I should also mention, at this point, that I’m a college dropout who majored in music.

But you can read all of that on LinkedIn. I tell you my life story in sales because it’s important to know that it’s the one field where you can make literally millions of dollars without an advanced degree, or a brilliant mind, or even a great idea. But what do you actually need?

It would be simplistic to say that it comes down to hustle. Actually, it would be downright false. My brother has, on more than one occasion, called me, “the laziest man in the world.” There’s a lot of truth to that. I have seen people have above average sales careers based on being grinders. I respect it. But it’s not me.

I will tell you this one, simple truth about sales: in order to succeed, you must be emotionally brilliant.

Do you know what single event pushed people headfirst into buying cellular phones en masse? Do you know the very instant that changed people’s perceptions of cell phones from “luxury” to “utility?” That one moment in history pushed cell phone adoption from about 30% to over 80%.

It was September 11, 2001. In one moment, everybody in the world wanted to know if their loved ones were safe. They wanted to be able to tell their loved ones that they were safe.

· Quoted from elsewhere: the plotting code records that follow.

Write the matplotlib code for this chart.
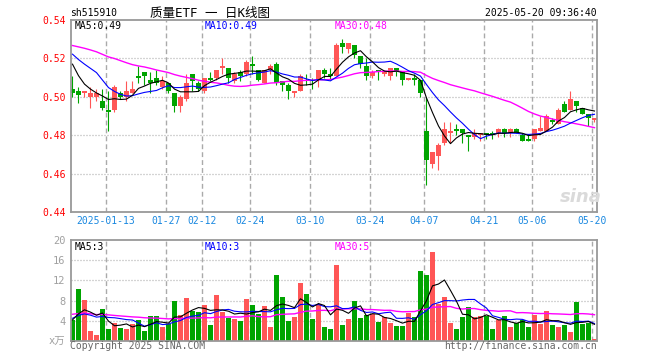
import numpy as np
import pandas as pd
import matplotlib
matplotlib.use("Agg")
import matplotlib.pyplot as plt

# ---- data ----
opens = [0.504, 0.503, 0.502, 0.500, 0.500, 0.498, 0.493, 0.493, 0.502, 0.500,
         0.502, 0.511, 0.513, 0.509, 0.510, 0.505, 0.507, 0.502, 0.495, 0.499,
         0.512, 0.507, 0.503, 0.510, 0.510, 0.515, 0.515, 0.508, 0.513, 0.512,
         0.517, 0.514, 0.507, 0.514, 0.517, 0.508, 0.506, 0.502, 0.503, 0.509,
         0.509, 0.509, 0.514, 0.512, 0.511, 0.528, 0.525, 0.527, 0.521, 0.516,
         0.511, 0.514, 0.512, 0.511, 0.515, 0.513, 0.509, 0.510, 0.509, 0.482,
         0.465, 0.469, 0.476, 0.481, 0.483, 0.483, 0.480, 0.479, 0.480, 0.481,
         0.481, 0.481, 0.483, 0.481, 0.483, 0.480, 0.478, 0.478, 0.482, 0.482,
         0.488, 0.486, 0.496, 0.493, 0.498, 0.494, 0.491, 0.488]
highs = [0.511, 0.505, 0.503, 0.505, 0.504, 0.504, 0.503, 0.506, 0.503, 0.508,
         0.508, 0.516, 0.513, 0.513, 0.514, 0.511, 0.507, 0.502, 0.501, 0.512,
         0.512, 0.508, 0.510, 0.513, 0.514, 0.520, 0.515, 0.513, 0.514, 0.519,
         0.521, 0.514, 0.514, 0.517, 0.518, 0.508, 0.507, 0.503, 0.512, 0.512,
         0.510, 0.514, 0.515, 0.515, 0.528, 0.530, 0.528, 0.527, 0.521, 0.520,
         0.514, 0.514, 0.514, 0.515, 0.515, 0.513, 0.510, 0.512, 0.509, 0.500,
         0.471, 0.476, 0.487, 0.487, 0.486, 0.483, 0.480, 0.483, 0.481, 0.481,
         0.482, 0.484, 0.484, 0.484, 0.484, 0.481, 0.480, 0.483, 0.490, 0.491,
         0.489, 0.494, 0.498, 0.503, 0.498, 0.494, 0.491, 0.489]
lows = [0.500, 0.497, 0.500, 0.494, 0.498, 0.493, 0.482, 0.492, 0.499, 0.498,
        0.502, 0.507, 0.506, 0.502, 0.506, 0.504, 0.502, 0.492, 0.492, 0.498,
        0.503, 0.503, 0.502, 0.508, 0.509, 0.512, 0.507, 0.507, 0.508, 0.511,
        0.512, 0.508, 0.507, 0.512, 0.506, 0.503, 0.499, 0.500, 0.503, 0.506,
        0.504, 0.505, 0.510, 0.509, 0.511, 0.523, 0.523, 0.520, 0.515, 0.509,
        0.510, 0.509, 0.511, 0.509, 0.511, 0.506, 0.509, 0.506, 0.500, 0.454,
        0.463, 0.462, 0.475, 0.476, 0.480, 0.476, 0.472, 0.478, 0.477, 0.478,
        0.478, 0.479, 0.479, 0.479, 0.481, 0.477, 0.477, 0.477, 0.482, 0.482,
        0.486, 0.486, 0.492, 0.493, 0.492, 0.491, 0.485, 0.487]
closes = [0.502, 0.501, 0.503, 0.502, 0.502, 0.494, 0.492, 0.505, 0.500, 0.503,
          0.504, 0.510, 0.511, 0.507, 0.507, 0.508, 0.503, 0.495, 0.500, 0.507,
          0.508, 0.504, 0.510, 0.509, 0.514, 0.516, 0.510, 0.512, 0.511, 0.518,
          0.516, 0.509, 0.514, 0.516, 0.507, 0.506, 0.503, 0.503, 0.511, 0.508,
          0.508, 0.514, 0.512, 0.511, 0.527, 0.526, 0.528, 0.522, 0.517, 0.511,
          0.513, 0.513, 0.513, 0.515, 0.513, 0.509, 0.510, 0.509, 0.502, 0.467,
          0.471, 0.475, 0.483, 0.482, 0.482, 0.481, 0.479, 0.481, 0.481, 0.480,
          0.480, 0.483, 0.481, 0.483, 0.481, 0.477, 0.477, 0.483, 0.484, 0.490,
          0.487, 0.493, 0.492, 0.499, 0.495, 0.491, 0.489, 0.489]
volumes = [4.1, 10.3, 8.1, 1.9, 1.1, 6.3, 2.3, 3.5, 2.5, 2.3,
           3.3, 4.2, 1.9, 4.9, 4.9, 2.7, 3.3, 7.9, 5.1, 8.5,
           5.9, 5.7, 7.1, 3.1, 9.1, 5.7, 4.5, 4.3, 3.9, 8.3,
           7.1, 5.3, 6.9, 2.7, 13.0, 8.7, 3.9, 4.7, 11.5, 9.3,
           4.3, 7.3, 2.7, 2.3, 15.0, 3.1, 4.3, 7.9, 4.5, 5.1,
           5.3, 3.7, 4.7, 3.5, 2.9, 2.9, 5.5, 4.7, 13.8, 13.0,
           17.6, 7.3, 8.7, 3.5, 2.3, 4.7, 6.7, 4.7, 4.9, 4.9,
           2.3, 4.1, 4.9, 2.7, 3.5, 4.1, 2.7, 5.1, 3.3, 5.9,
           3.1, 2.7, 3.1, 1.7, 7.7, 3.3, 3.5, 0.3]

# closes / volumes before the window, only used to warm up the moving averages
pre_close = [0.522, 0.525, 0.528, 0.531, 0.534, 0.532, 0.530, 0.533, 0.536, 0.534,
             0.530, 0.527, 0.529, 0.532, 0.528, 0.524, 0.526, 0.524, 0.527, 0.527,
             0.529, 0.527, 0.524, 0.524, 0.533, 0.531, 0.525, 0.515, 0.512]
pre_vol = [6.1, 5.4, 5.8, 6.5, 4.9, 5.2, 6.8, 5.5, 5.0, 6.2,
           5.9, 5.3, 6.4, 5.6, 4.8, 5.7, 6.0, 5.1, 5.8, 6.0,
           4.6, 5.2, 4.4, 4.9, 5.0, 4.3, 4.1, 4.2, 4.2]

holidays = ["2025-01-28", "2025-01-29", "2025-01-30", "2025-01-31", "2025-02-03",
            "2025-02-04", "2025-04-04", "2025-05-01", "2025-05-02", "2025-05-05"]
tick_dates = ["2025-01-13", "2025-01-27", "2025-02-12", "2025-02-24", "2025-03-10",
              "2025-03-24", "2025-04-07", "2025-04-21", "2025-05-06", "2025-05-20"]

price_ticks = [0.44, 0.46, 0.48, 0.50, 0.52, 0.54]
vol_ticks = [0, 4, 8, 12, 16, 20]

RED = "#FF5656"
GREEN = "#00A400"
GRID = "#AAAAAA"
DATE_BLUE = "#1A88E0"
MONO = ["DejaVu Sans Mono", "Noto Sans CJK SC"]

W, H = 660, 360


def px(x, y):
    return x / W, 1 - y / H


def moving_avg(pre, vals, n):
    full = pd.Series(list(pre) + list(vals))
    return full.rolling(n).mean().to_numpy()[len(pre):]


days = pd.bdate_range("2025-01-03", "2025-05-20")
days = days[~days.isin(pd.to_datetime(holidays))]
tick_idx = [days.get_loc(pd.Timestamp(d)) for d in tick_dates]
tick_lbl = [tick_dates[0]] + [d[5:] for d in tick_dates[1:]]

o = np.array(opens)
h = np.array(highs)
l = np.array(lows)
c = np.array(closes)
v = np.array(volumes)
x = np.arange(len(c))
cols = np.where(c >= o, RED, GREEN)

fig = plt.figure(figsize=(W / 100, H / 100), dpi=100)
ax = fig.add_axes([71 / W, 1 - 212 / H, 526 / W, 192 / H])
axv = fig.add_axes([71 / W, 1 - 341 / H, 526 / W, 101 / H])

grid_x = [i - 0.42 for i in tick_idx]
for a in (ax, axv):
    a.set_xlim(-0.25, 87.42)
    for gx in grid_x:
        a.axvline(gx, color=GRID, lw=1.0, ls=(0, (3.5, 2.2)), zorder=0)
    for sp in a.spines.values():
        sp.set_color("#999999")
        sp.set_linewidth(1.3)
    a.tick_params(length=0)

# price panel
ax.set_ylim(0.44, 0.54)
for yv in price_ticks[1:-1]:
    ax.axhline(yv, color=GRID, lw=0.9, ls=(0, (0.8, 1.6)), zorder=0)
ax.vlines(x, l, h, colors=cols, lw=0.8, zorder=2)
ax.bar(x, np.maximum(np.abs(c - o), 0.0006), bottom=np.minimum(o, c),
       width=0.83, color=cols, lw=0, zorder=2)
ax.plot(x, moving_avg(pre_close, c, 30), color="#FF00FF", lw=1.0, zorder=3)
ax.plot(x, moving_avg(pre_close, c, 10), color="#0000FF", lw=0.8, zorder=3)
ax.plot(x, moving_avg(pre_close, c, 5), color="black", lw=0.8, zorder=3)
ax.set_yticks(price_ticks)
ax.set_yticklabels([f"{t:.2f}" for t in price_ticks], color="red",
                   fontsize=7, family="DejaVu Sans Mono")
ax.set_xticks(grid_x)
ax.set_xticklabels(tick_lbl, color=DATE_BLUE, fontsize=7, family="DejaVu Sans Mono")
ax.tick_params(axis="x", pad=3)
ax.tick_params(axis="y", pad=4)

# volume panel
axv.set_ylim(0, 20)
for yv in vol_ticks[1:-1]:
    axv.axhline(yv, color=GRID, lw=0.9, ls=(0, (0.8, 1.6)), zorder=0)
axv.bar(x, v, width=0.83, color=cols, lw=0, zorder=2)
axv.plot(x, moving_avg(pre_vol, v, 30), color="#FF00FF", lw=1.0, zorder=3)
axv.plot(x, moving_avg(pre_vol, v, 10), color="#0000FF", lw=0.8, zorder=3)
axv.plot(x, moving_avg(pre_vol, v, 5), color="black", lw=0.8, zorder=3)
axv.set_xticks([])
axv.set_yticks(vol_ticks)
axv.set_yticklabels(["x万"] + [str(t) for t in vol_ticks[1:]], color="#A0A0A0",
                    fontsize=7.5, family=MONO)
axv.tick_params(axis="y", pad=4)

# header / legends
fig.text(*px(70, 13), "sh515910", fontsize=7, family=MONO, va="center", ha="left")
fig.text(*px(210, 13), "质量ETF 一 日K线图", fontsize=9, family=MONO,
         va="center", ha="center")
fig.text(*px(597, 13), "2025-05-20 09:36:40", fontsize=7, family=MONO,
         va="center", ha="right")

for xx, txt, col in [(75, "MA5:0.49", "black"), (205, "MA10:0.49", "#0000FF"),
                     (335, "MA30:0.48", "#FF00FF")]:
    fig.text(*px(xx, 26), txt, fontsize=7, family=MONO, color=col, va="center")
for xx, txt, col in [(75, "MA5:3", "black"), (205, "MA10:3", "#0000FF"),
                     (335, "MA30:5", "#FF00FF")]:
    fig.text(*px(xx, 247), txt, fontsize=7, family=MONO, color=col, va="center")

# watermark
fig.text(*px(581, 197), "sina", fontsize=13, fontweight="bold", style="italic",
         color="#DADADA", ha="center", va="center")

fig.text(*px(70, 346), "Copyright 2025 SINA.COM", fontsize=7, family=MONO,
         color="#666666", va="center", ha="left")
fig.text(*px(597, 346), "http://finance.sina.com.cn", fontsize=7, family=MONO,
         color="#666666", va="center", ha="right")

fig.savefig("out.png", dpi=100, facecolor="white")
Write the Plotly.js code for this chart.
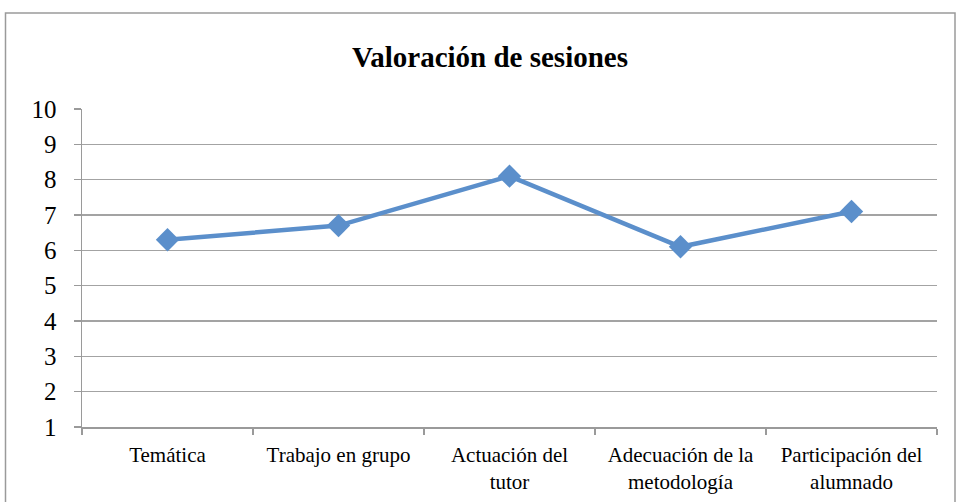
<!DOCTYPE html>
<html>
<head>
<meta charset="utf-8">
<script src="https://cdn.plot.ly/plotly-3.0.1.min.js"></script>
<style>
html,body{margin:0;padding:0;background:#fff;}
#chart{width:957px;height:502px;}
</style>
</head>
<body>
<div id="chart"></div>
<script>
const categories = ["Temática", "Trabajo en grupo", "Actuación del<br>tutor", "Adecuación de la<br>metodología", "Participación del<br>alumnado"];
const values = [6.3, 6.7, 8.1, 6.1, 7.1];
const yTicks = [1, 2, 3, 4, 5, 6, 7, 8, 9, 10];

const serif = "Liberation Serif, DejaVu Serif, serif";

const trace = {
  type: "scatter",
  mode: "lines+markers",
  x: categories,
  y: values,
  line: {color: "#5B8FCB", width: 4.5},
  marker: {symbol: "diamond", size: 18, color: "#5B8FCB"},
  hoverinfo: "x+y"
};

const layout = {
  width: 957,
  height: 502,
  margin: {l: 82, r: 20, t: 109, b: 75},
  paper_bgcolor: "#ffffff",
  plot_bgcolor: "#ffffff",
  showlegend: false,
  title: {
    text: "<b>Valoración de sesiones</b>",
    font: {family: serif, size: 29, color: "#000"},
    x: 0.512, xref: "container", xanchor: "center",
    y: 0.886, yref: "container", yanchor: "middle"
  },
  xaxis: {
    type: "category",
    range: [-0.5, 4.5],
    showgrid: false,
    showline: true,
    linecolor: "#9a9a9a",
    linewidth: 1.5,
    ticks: "outside",
    ticklen: 6,
    tickcolor: "#9a9a9a",
    tickwidth: 1.5,
    tickson: "boundaries",
    tickangle: 0,
    ticklabelstandoff: 8,
    tickfont: {family: serif, size: 21, color: "#000"},
    zeroline: false,
    fixedrange: true
  },
  yaxis: {
    range: [1, 10],
    tickvals: yTicks,
    ticktext: yTicks.map(String),
    showgrid: true,
    gridcolor: "#a3a3a3",
    gridwidth: 1.6,
    showline: true,
    linecolor: "#9a9a9a",
    linewidth: 1.5,
    ticks: "outside",
    ticklen: 7,
    tickcolor: "#9a9a9a",
    tickwidth: 1.5,
    ticklabelstandoff: 12,
    tickfont: {family: serif, size: 25, color: "#000"},
    zeroline: false,
    fixedrange: true
  },
  shapes: [{
    type: "rect",
    xref: "paper", yref: "paper",
    x0: (5.5 - 82) / 855, x1: (955 - 82) / 855,
    y0: (427 - 520) / 318, y1: (427 - 13) / 318,
    line: {color: "#9a9a9a", width: 1.5},
    fillcolor: "rgba(0,0,0,0)",
    layer: "below"
  }]
};

Plotly.newPlot("chart", [trace], layout, {displayModeBar: false, staticPlot: true});
</script>
</body>
</html>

And almost every cell phone network crashed, nationwide, except one: Verizon. And that’s how I made $135,000 working part time at the mall.

Why does that matter? It’s because people never buy rationally. They buy emotionally. The logic center of the brain is dormant when buying decisions are made. You can lie to yourself all you want about how you “made a spreadsheet” and “weighed all the options.”

No, you didn’t. You used that logic to justify the buying decision you had already made in your mind. If you want proof of this, think about the last time your friend asked you what car he should buy. Then, think about what car he actually bought. I wrote a car buying advice column for over two years. Twice a week for 104 weeks, people wrote to me and asked for my opinions. Approximately three people took my advice. The other 205 bought the car they were going to buy anyway.

Sales is never about logic. It’s rarely about data. Data is a nice-to-have. But it’s mainly there to prevent buyer’s remorse.

No, sales is about emotion. Sales is about desire. Sales is about knowing that your customer wants one or more of these four things: Safety, Love, Vision, or Information. And then, after you figure that part out, you give it to him. It’s that simple.

I’ve seen salespeople come armed with presentations, and binders, and flip charts, and god knows what else into a meeting. I walk in with my notepad and two ears. And I always, always win. You have to be able to look into the eyes of your customer and know, perhaps even better than he does, what he wants more than anything in the world. And you have to make him believe that buying whatever you have to sell him will satisfy that need.

And that, my friends, is taxing. It’s difficult. It wears on you like you wouldn’t believe. You’re acting as therapist, bartender, hairdresser, and best friend all at once, and you’re doing it all the time. You have to reassure your customer that he’s making an amazing decision, and you have to congratulate him for doing it. You have to make him feel like he’s the most important person in the world, and then you have to do it again for the very next up.

It doesn’t matter if you’re selling a cell phone, or if you’re selling a $40M advertising spend. It’s exactly the same. You’ll buy from me because I have made you feel so completely safe, or inspired, or informed, or cared about, that you won’t even care what you’ve bought. At the end of our transaction, yeah, you’ll have bought something you didn’t have before. And that thing, well, it will be ephemeral. It might bring you joy for a while. But not too long after, it will just become something else you own.

But you’ll never forget how you felt in the moment you began to own it.

That’s my job. If you think you can do that too, then go for it.